Workplace Tips for the Socially Challenged
Jan 24, 2019
By Christina Steinorth, MA, MFT
Are you the type of person who hates to be interrupted at work with “good mornings” and other niceties? Do you routinely avoid the break room or eat lunch alone at your desk? Do your coworkers hang out socially, but rarely invite you for an after-work drink?
While you may think of yourself as an introvert, your coworkers may be interpreting your communication cues quite differently. They may feel that you're impolite, snobby, or antisocial.
So often, simple interactions and misunderstandings can lead to negative feelings and poor workplace relationships. Here are a few actionable tips that will help improve the way you interact with others help you create a more favorable image at work.
- Mind your moods. Everyone has bad moods; what differentiates adults from children is our ability to exercise impulse control and to articulate how we feel. When you grumble, stew, or frown, everyone around you has to walk on eggshells. You would hate being around someone like that, so manage your moodiness. Anger has no place at work.
- Work on timing. An insensitive person is someone who’s clueless about how his or her behavior affects others. Try to be aware of what’s going on with the person you’re talking to. If she seems busy, distracted, or upset, ask if this is a good time to talk. Even if you think what you have to say is important, forcing her to listen on your terms won't get your message across effectively.
- Resolve problems directly. Whenever possible, deal directly with the person with whom you're having a conflict. Approach the coworker respectfully and in private. Use specific examples so your colleague understands your concerns.

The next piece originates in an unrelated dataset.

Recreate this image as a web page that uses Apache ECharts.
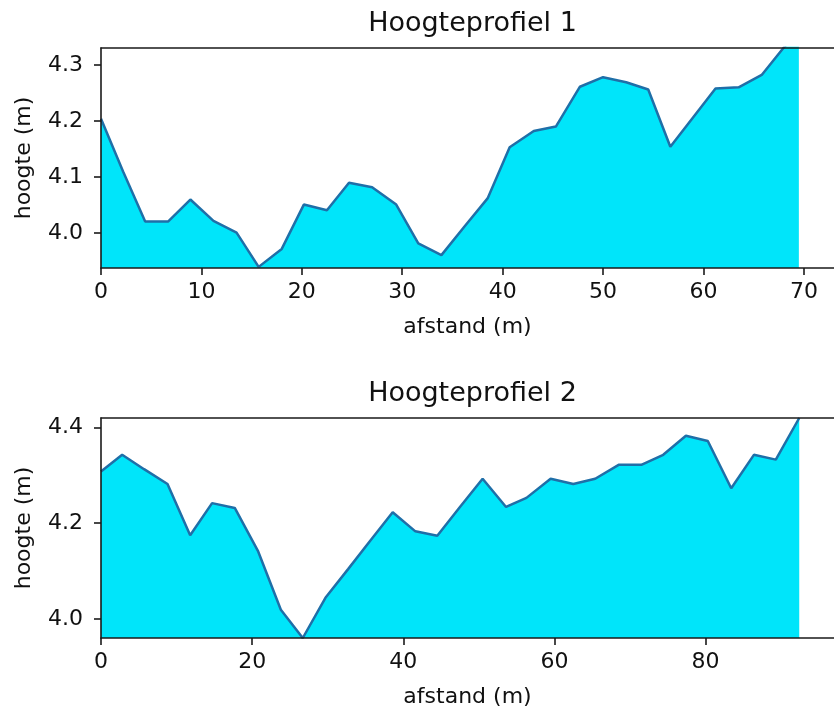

Tell him you'd like to reach an agreement and ask for his help in doing so. Don’t go above a coworker's head without first trying to work it out with him or her.
- Be open to constructive criticism. When a coworker or supervisor offers a suggestion about how you might do something differently, don't snap at him or get defensive. Keep quiet, take a breath, and try to really listen to what he's saying. Use it as an opportunity to learn and grow, and own up to your mistakes.
- Pay attention to nonverbal communication. You send lots of messages to others through your tone, volume, expression, and body language—not just your words. Do you look interested when others speak, or are you distracted and impatient? When you speak, do you give others their personal space or lean into theirs and speak too loud? Pay attention when people make comments such as, “You look angry” or “You seem stressed out.” This is most likely your nonverbal communication speaking.
- A rose is a rose. This should go without saying, but grooming matters. If coworkers avoid you, there may be a good reason. You may have bad breath or body odor. Even if you showered today, you may still have a noticeable odor if you're wearing unwashed clothes. Good grooming and fastidious personal hygiene are part of a professional persona. Poor personal-care habits alienate others and could even prevent you from advancing in your career.
If you find that people at work avoid you, it's time to look in the mirror. Consider:
—How do you interact with others on a daily basis?
—Are you considered easy or difficult to work with?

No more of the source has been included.